Errors in file /u01/BDUMP/test10_pmon_12864.trc:

In this case you are required to upload tracefile (reported in alert log) to Oracle support.

Note : -Make sure that max_dump_file_size is set to unlimited so that the tracefile contains the complete data.

Coming back to Hanganalyze and Systemstate. Find details for them below

A)Hanganalyze

HANGANALYZE is used to determine if a session is waiting for a resource, and reports the relationships between blockers and waiters.
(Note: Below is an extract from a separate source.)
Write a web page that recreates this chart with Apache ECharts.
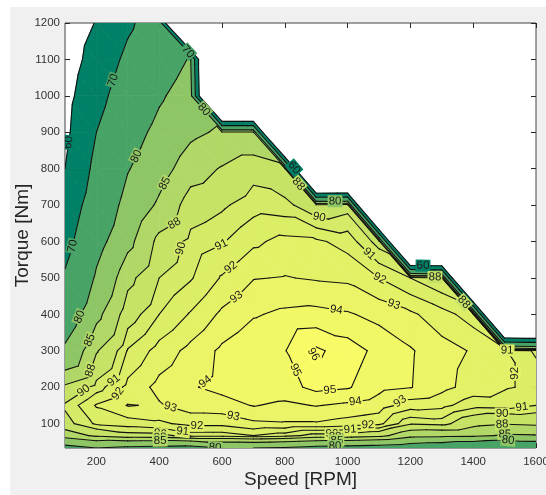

Use following syntax and take hanganalyze from two sessions at interval of 1 min

SQL>sqlplus “/ as sysdba”

SQL> oradebug setmypid

SQL> oradebug unlimit;

SQL> oradebug hanganalyze 3

SQL>oradebug tracefile_name

Last command will report the tracefile name which has to be uploaded to Oracle support.

Alternatively you can use

SQL>ALTER SESSION SET EVENTS ‘IMMEDIATE TRACE NAME HANGANALYZE LEVEL 3’;

In case you wish to understand how to interpret hanganalyze file, then use Metalink Note:215858.1: Interpreting HANGANALYZE trace files to diagnose hanging and performance problems

B)Systemstate

Systemstate is used to dump the process information which is useful for Oracle support to diagnose why the sessions are waiting.

For 9.2.0.6 and above gather systemstate as below

SQL> oradebug setmypid

SQL> oradebug unlimit;

SQL> oradebug dump systemstate 266

SQL>oradebug tracefile_name

Last command will report the tracefile name which has to be uploaded to Oracle support. Perform this 2-3 times at interval of 1 min.

Again you can use

ALTER SESSION SET EVENTS ‘IMMEDIATE TRACE NAME SYSTEMSTATE LEVEL 266’;

For Oracle 9.2.0.5 and less use level 10 instead of 266

ALTER SESSION SET EVENTS ‘IMMEDIATE TRACE NAME SYSTEMSTATE LEVEL 266’;

Level 266 includes short stacks (Oracle function calls) which are useful for Oracle Developers to determine which Oracle function’s are causing the problem. This is also helpful in matching existing bugs.

In case you are unable to connect to database then capture systemstate using below note

Note 121779.1-Taking a SYSTEMSTATE dump when you cannot CONNECT to Oracle.

Apart from this, following information can also be captured

a)Database alert log

b)AWR report /statspack report for 30-60 min during database hang

c)Output of OS tools to ensure that everything is fine at OS level.

E.g

$vmstat 2 20

This will capture 20 snapshots at 2 seconds interval. Look for CPU contention or swapping issues

In Addition to above , you can use utility called LTOM which has got some predefined rules based on which it determines that database is in Hung situation and takes systemstate and hanganalyze dump automatically .

Please refer to following Metalink note for more details

Note:352363.1: LTOM – The On-Board Monitor User Guide

In case you are able to narrow down to a blocking session manually, then you can very well take errorstack for the blocking process as below

connect / as sysdba

oradebug setospid 1234

oradebug unlimit

oradebug dump errorstack 3

wait 1 min

oradebug dump errorstack 3

wait 1 min

oradebug dump errorstack 3

oradebug tracefile_name

* In case the ospid for blocking session is 1234

Last command will report the tracefile name which has to be uploaded to Oracle support.

In case you are able to capture the above information, you stand 99% chance of getting solution . I have kept 1 % for the cases when Oracle Support will ask for setting up some events and waiting for Next Hang Occurence for getting more information.